Exercise details –
Quote the data below in full, minus the images.
— begin Input material —
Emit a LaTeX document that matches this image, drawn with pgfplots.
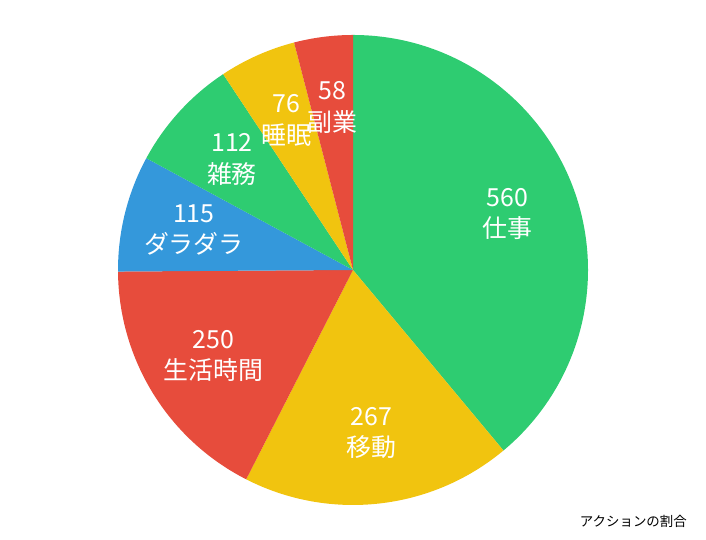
\documentclass[border=0pt]{standalone}
\usepackage{pgfplots}
\usepackage{pgfplotstable}
\pgfplotsset{compat=1.18}
\usepackage{fontspec}
\setmainfont{Noto Sans CJK JP}

\definecolor{pgreen}{HTML}{2ECC71}
\definecolor{pyellow}{HTML}{F1C40F}
\definecolor{pred}{HTML}{E74C3C}
\definecolor{pblue}{HTML}{3498DB}

% slices clockwise from 12 o'clock
\pgfplotstableread{
value name col
560 仕事 pgreen
267 移動 pyellow
250 生活時間 pred
115 ダラダラ pblue
112 雑務 pgreen
76 睡眠 pyellow
58 副業 pred
}\piedata

\pgfplotstablegetrowsof{\piedata}
\pgfmathtruncatemacro\pielast{\pgfplotsretval-1}
\gdef\pietotal{0}
\foreach \i in {0,...,\pielast}{%
  \pgfplotstablegetelem{\i}{value}\of\piedata
  \pgfmathsetmacro\pietmp{\pietotal+\pgfplotsretval}%
  \xdef\pietotal{\pietmp}%
}
\gdef\piecum{0}
\foreach \i in {0,...,\pielast}{%
  \pgfplotstablegetelem{\i}{value}\of\piedata
  \let\pieval\pgfplotsretval
  \pgfmathsetmacro\pieS{90-360*(\piecum/\pietotal)}%
  \pgfmathsetmacro\pietmp{\piecum+\pieval}%
  \xdef\piecum{\pietmp}%
  \pgfmathsetmacro\pieE{90-360*(\piecum/\pietotal)}%
  \pgfmathsetmacro\pieM{(\pieS+\pieE)/2}%
  \expandafter\xdef\csname pieA\i\endcsname{\pieS}%
  \expandafter\xdef\csname pieB\i\endcsname{\pieE}%
  \expandafter\xdef\csname pieM\i\endcsname{\pieM}%
  \expandafter\xdef\csname pieV\i\endcsname{\pieval}%
  \pgfplotstablegetelem{\i}{name}\of\piedata
  \expandafter\xdef\csname pieN\i\endcsname{\pgfplotsretval}%
  \pgfplotstablegetelem{\i}{col}\of\piedata
  \expandafter\xdef\csname pieC\i\endcsname{\pgfplotsretval}%
}

\begin{document}
\begin{tikzpicture}
\begin{axis}[
  width=706bp, height=540bp, scale only axis,
  xmin=0, xmax=706, ymin=0, ymax=540,
  hide axis, clip=false,
]
\path (rel axis cs:0,0) rectangle (rel axis cs:1,1);
\pgfplotsinvokeforeach{0,...,6}{
  \fill[\csname pieC#1\endcsname] (axis cs:353,270) -- ++(\csname pieA#1\endcsname:235bp)
    arc[start angle=\csname pieA#1\endcsname, end angle=\csname pieB#1\endcsname, radius=235bp] -- cycle;
}
\pgfplotsinvokeforeach{0,...,6}{
  \path (axis cs:353,270) ++(\csname pieM#1\endcsname:164bp)
    node[white, align=center, font=\fontsize{25}{31.5}\selectfont, inner sep=0pt]
    {\csname pieV#1\endcsname\\\csname pieN#1\endcsname};
}
\node[anchor=east, inner sep=0pt, font=\fontsize{13.5}{16}\selectfont] at (axis cs:687,19) {アクションの割合};
\end{axis}
\end{tikzpicture}
\end{document}
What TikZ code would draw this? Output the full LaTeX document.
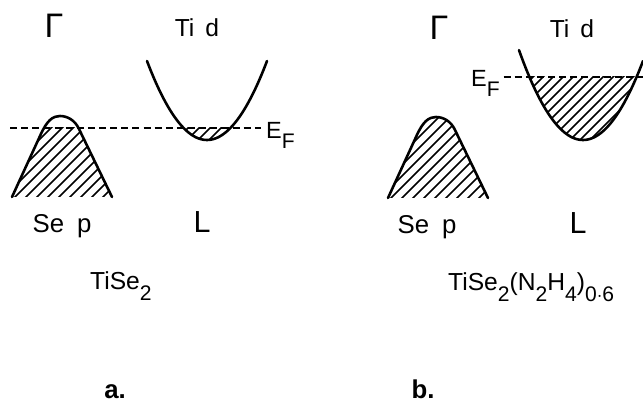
\documentclass[tikz,border=0pt]{standalone}
\usepackage{fontspec}
\setmainfont{Liberation Sans}
\usetikzlibrary{positioning}

% lettering-guide subscripts sit low and are nearly full size
\newcommand{\lowsub}[1]{\raisebox{-9pt}{\fontsize{18}{18}\selectfont #1}}
% band outlines, in picture pixels
\newcommand{\sepband}{(12,197) -- (40,136) .. controls (47,120) and (53,116) .. (60,116) .. controls (67,116) and (75,120) .. (79,129) -- (112,197)}

\begin{document}
\begin{tikzpicture}[x=0.03cm, y=-0.03cm,
    band/.style={line width=2.2pt, line join=round, line cap=round},
    hatch/.style={line width=1.5pt},
    fermi/.style={line width=1.1pt, dash pattern=on 6pt off 3.5pt},
    lab/.style={inner sep=0pt, font=\fontsize{21}{23}\selectfont},
    point/.style={inner sep=0pt, font=\fontsize{26}{28}\selectfont},
    panel/.style={inner sep=0pt, font=\fontsize{22}{24}\selectfont\bfseries}
]
\useasboundingbox (0,0) rectangle (643,404);

%%% a. TiSe2
% Se p band, filled below E_F
\begin{scope}
  \clip \sepband -- cycle;
  \clip (0,128) rectangle (130,200);
  \foreach \h in {-120,-109,...,130} \draw[hatch] (\h,200) -- ++(110,-110);
\end{scope}
\draw[band] \sepband;
% Ti d band, small electron pocket
\begin{scope}
  \clip plot[domain=-60:60, samples=61] ({207+\x},{140-79*(\x/60)^2}) -- cycle;
  \clip (140,128) rectangle (280,150);
  \foreach \h in {100,111,...,250} \draw[hatch] (\h,150) -- ++(40,-40);
\end{scope}
\draw[band] plot[domain=-60:60, samples=61] ({207+\x},{140-79*(\x/60)^2});

\node[point, font=\fontsize{29}{31}\selectfont, anchor=base] (gamA) at (54,38) {Γ};
\node[lab, anchor=base] (tidA) at (197,37) {Ti\hspace{0.45em}d};
\node[lab, font=\fontsize{22}{24}\selectfont, anchor=base] (sepA) at (62,233) {Se\hspace{0.5em}p};
\node[point, anchor=base] (pointLA) at (202,233) {L};
\node[lab, font=\fontsize{20}{22}\selectfont, anchor=north west] (EFa) at (266,122) {E\lowsub{F}};
\coordinate (efa) at (10,128);
\draw[fermi, shorten >=4pt] (efa) -- (efa -| EFa.west);
\node[lab, anchor=base west] (tise) at (90,290) {TiSe\lowsub{2}};
\node[panel, anchor=base] (pa) at (115,398) {a.};

%%% b. TiSe2(N2H4)0.6
\begin{scope}[shift={(376,1)}]
  \begin{scope}
    \clip \sepband -- cycle;
    \foreach \h in {-120,-109,...,130} \draw[hatch] (\h,200) -- ++(110,-110);
  \end{scope}
  \draw[band] \sepband;
\end{scope}
\begin{scope}
  \clip plot[domain=-64:60, samples=61] ({583+\x},{140-79*(\x/60)^2}) -- cycle;
  \clip (500,77) rectangle (650,150);
  \foreach \h in {420,430,...,660} \draw[hatch] (\h,150) -- ++(90,-90);
\end{scope}
\draw[band] plot[domain=-64:60, samples=61] ({583+\x},{140-79*(\x/60)^2});

\node[point, font=\fontsize{29}{31}\selectfont, anchor=base] (gamB) at (439,40) {Γ};
\node[lab, anchor=base] (tidB) at (572,38) {Ti\hspace{0.45em}d};
\node[lab, font=\fontsize{22}{24}\selectfont, anchor=base] (sepB) at (427,234) {Se\hspace{0.5em}p};
\node[point, anchor=base] (pointLB) at (578,234) {L};
\node[lab, font=\fontsize{20}{22}\selectfont, anchor=north west] (EFb) at (471,70) {E\lowsub{F}};
\coordinate (efb) at (643,77);
\draw[fermi, shorten <=3pt] (efb -| EFb.east) -- (efb);
\node[lab, anchor=base west] (tisehz) at (448,291) {TiSe\lowsub{2}(N\lowsub{2}H\lowsub{4})\lowsub{0$\cdot$6}};
\node[panel, anchor=base] (pb) at (423,398) {b.};
\end{tikzpicture}
\end{document}
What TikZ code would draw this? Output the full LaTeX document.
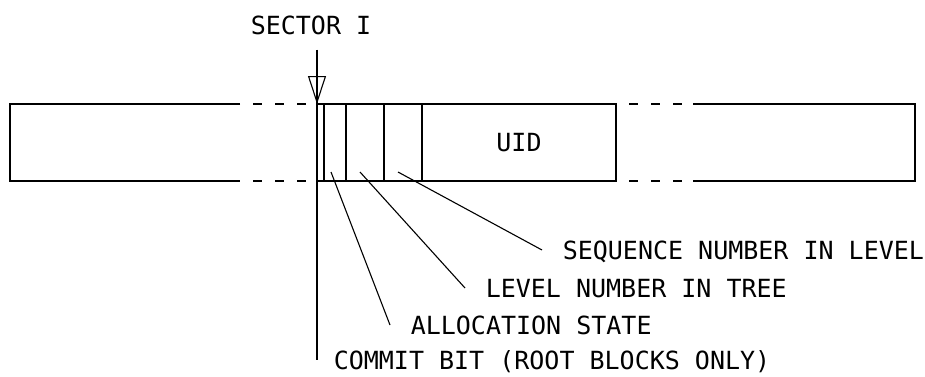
— end Input material —
Output of the task –
Emit a LaTeX document that matches this image, drawn with pgfplots.
\documentclass[border=0pt]{standalone}
\usepackage{pgfplots}
\usepackage{pgfplotstable}
\pgfplotsset{compat=1.18}
\usepackage{fontspec}
\setmainfont{Noto Sans CJK JP}

\definecolor{pgreen}{HTML}{2ECC71}
\definecolor{pyellow}{HTML}{F1C40F}
\definecolor{pred}{HTML}{E74C3C}
\definecolor{pblue}{HTML}{3498DB}

% slices clockwise from 12 o'clock
\pgfplotstableread{
value name col
560 仕事 pgreen
267 移動 pyellow
250 生活時間 pred
115 ダラダラ pblue
112 雑務 pgreen
76 睡眠 pyellow
58 副業 pred
}\piedata

\pgfplotstablegetrowsof{\piedata}
\pgfmathtruncatemacro\pielast{\pgfplotsretval-1}
\gdef\pietotal{0}
\foreach \i in {0,...,\pielast}{%
  \pgfplotstablegetelem{\i}{value}\of\piedata
  \pgfmathsetmacro\pietmp{\pietotal+\pgfplotsretval}%
  \xdef\pietotal{\pietmp}%
}
\gdef\piecum{0}
\foreach \i in {0,...,\pielast}{%
  \pgfplotstablegetelem{\i}{value}\of\piedata
  \let\pieval\pgfplotsretval
  \pgfmathsetmacro\pieS{90-360*(\piecum/\pietotal)}%
  \pgfmathsetmacro\pietmp{\piecum+\pieval}%
  \xdef\piecum{\pietmp}%
  \pgfmathsetmacro\pieE{90-360*(\piecum/\pietotal)}%
  \pgfmathsetmacro\pieM{(\pieS+\pieE)/2}%
  \expandafter\xdef\csname pieA\i\endcsname{\pieS}%
  \expandafter\xdef\csname pieB\i\endcsname{\pieE}%
  \expandafter\xdef\csname pieM\i\endcsname{\pieM}%
  \expandafter\xdef\csname pieV\i\endcsname{\pieval}%
  \pgfplotstablegetelem{\i}{name}\of\piedata
  \expandafter\xdef\csname pieN\i\endcsname{\pgfplotsretval}%
  \pgfplotstablegetelem{\i}{col}\of\piedata
  \expandafter\xdef\csname pieC\i\endcsname{\pgfplotsretval}%
}

\begin{document}
\begin{tikzpicture}
\begin{axis}[
  width=706bp, height=540bp, scale only axis,
  xmin=0, xmax=706, ymin=0, ymax=540,
  hide axis, clip=false,
]
\path (rel axis cs:0,0) rectangle (rel axis cs:1,1);
\pgfplotsinvokeforeach{0,...,6}{
  \fill[\csname pieC#1\endcsname] (axis cs:353,270) -- ++(\csname pieA#1\endcsname:235bp)
    arc[start angle=\csname pieA#1\endcsname, end angle=\csname pieB#1\endcsname, radius=235bp] -- cycle;
}
\pgfplotsinvokeforeach{0,...,6}{
  \path (axis cs:353,270) ++(\csname pieM#1\endcsname:164bp)
    node[white, align=center, font=\fontsize{25}{31.5}\selectfont, inner sep=0pt]
    {\csname pieV#1\endcsname\\\csname pieN#1\endcsname};
}
\node[anchor=east, inner sep=0pt, font=\fontsize{13.5}{16}\selectfont] at (axis cs:687,19) {アクションの割合};
\end{axis}
\end{tikzpicture}
\end{document}
What TikZ code would draw this? Output the full LaTeX document.
\documentclass[tikz,border=0pt]{standalone}
\usepackage{fontspec}
\setmainfont{Liberation Sans}
\usetikzlibrary{positioning}

% lettering-guide subscripts sit low and are nearly full size
\newcommand{\lowsub}[1]{\raisebox{-9pt}{\fontsize{18}{18}\selectfont #1}}
% band outlines, in picture pixels
\newcommand{\sepband}{(12,197) -- (40,136) .. controls (47,120) and (53,116) .. (60,116) .. controls (67,116) and (75,120) .. (79,129) -- (112,197)}

\begin{document}
\begin{tikzpicture}[x=0.03cm, y=-0.03cm,
    band/.style={line width=2.2pt, line join=round, line cap=round},
    hatch/.style={line width=1.5pt},
    fermi/.style={line width=1.1pt, dash pattern=on 6pt off 3.5pt},
    lab/.style={inner sep=0pt, font=\fontsize{21}{23}\selectfont},
    point/.style={inner sep=0pt, font=\fontsize{26}{28}\selectfont},
    panel/.style={inner sep=0pt, font=\fontsize{22}{24}\selectfont\bfseries}
]
\useasboundingbox (0,0) rectangle (643,404);

%%% a. TiSe2
% Se p band, filled below E_F
\begin{scope}
  \clip \sepband -- cycle;
  \clip (0,128) rectangle (130,200);
  \foreach \h in {-120,-109,...,130} \draw[hatch] (\h,200) -- ++(110,-110);
\end{scope}
\draw[band] \sepband;
% Ti d band, small electron pocket
\begin{scope}
  \clip plot[domain=-60:60, samples=61] ({207+\x},{140-79*(\x/60)^2}) -- cycle;
  \clip (140,128) rectangle (280,150);
  \foreach \h in {100,111,...,250} \draw[hatch] (\h,150) -- ++(40,-40);
\end{scope}
\draw[band] plot[domain=-60:60, samples=61] ({207+\x},{140-79*(\x/60)^2});

\node[point, font=\fontsize{29}{31}\selectfont, anchor=base] (gamA) at (54,38) {Γ};
\node[lab, anchor=base] (tidA) at (197,37) {Ti\hspace{0.45em}d};
\node[lab, font=\fontsize{22}{24}\selectfont, anchor=base] (sepA) at (62,233) {Se\hspace{0.5em}p};
\node[point, anchor=base] (pointLA) at (202,233) {L};
\node[lab, font=\fontsize{20}{22}\selectfont, anchor=north west] (EFa) at (266,122) {E\lowsub{F}};
\coordinate (efa) at (10,128);
\draw[fermi, shorten >=4pt] (efa) -- (efa -| EFa.west);
\node[lab, anchor=base west] (tise) at (90,290) {TiSe\lowsub{2}};
\node[panel, anchor=base] (pa) at (115,398) {a.};

%%% b. TiSe2(N2H4)0.6
\begin{scope}[shift={(376,1)}]
  \begin{scope}
    \clip \sepband -- cycle;
    \foreach \h in {-120,-109,...,130} \draw[hatch] (\h,200) -- ++(110,-110);
  \end{scope}
  \draw[band] \sepband;
\end{scope}
\begin{scope}
  \clip plot[domain=-64:60, samples=61] ({583+\x},{140-79*(\x/60)^2}) -- cycle;
  \clip (500,77) rectangle (650,150);
  \foreach \h in {420,430,...,660} \draw[hatch] (\h,150) -- ++(90,-90);
\end{scope}
\draw[band] plot[domain=-64:60, samples=61] ({583+\x},{140-79*(\x/60)^2});

\node[point, font=\fontsize{29}{31}\selectfont, anchor=base] (gamB) at (439,40) {Γ};
\node[lab, anchor=base] (tidB) at (572,38) {Ti\hspace{0.45em}d};
\node[lab, font=\fontsize{22}{24}\selectfont, anchor=base] (sepB) at (427,234) {Se\hspace{0.5em}p};
\node[point, anchor=base] (pointLB) at (578,234) {L};
\node[lab, font=\fontsize{20}{22}\selectfont, anchor=north west] (EFb) at (471,70) {E\lowsub{F}};
\coordinate (efb) at (643,77);
\draw[fermi, shorten <=3pt] (efb -| EFb.east) -- (efb);
\node[lab, anchor=base west] (tisehz) at (448,291) {TiSe\lowsub{2}(N\lowsub{2}H\lowsub{4})\lowsub{0$\cdot$6}};
\node[panel, anchor=base] (pb) at (423,398) {b.};
\end{tikzpicture}
\end{document}
What TikZ code would draw this? Output the full LaTeX document.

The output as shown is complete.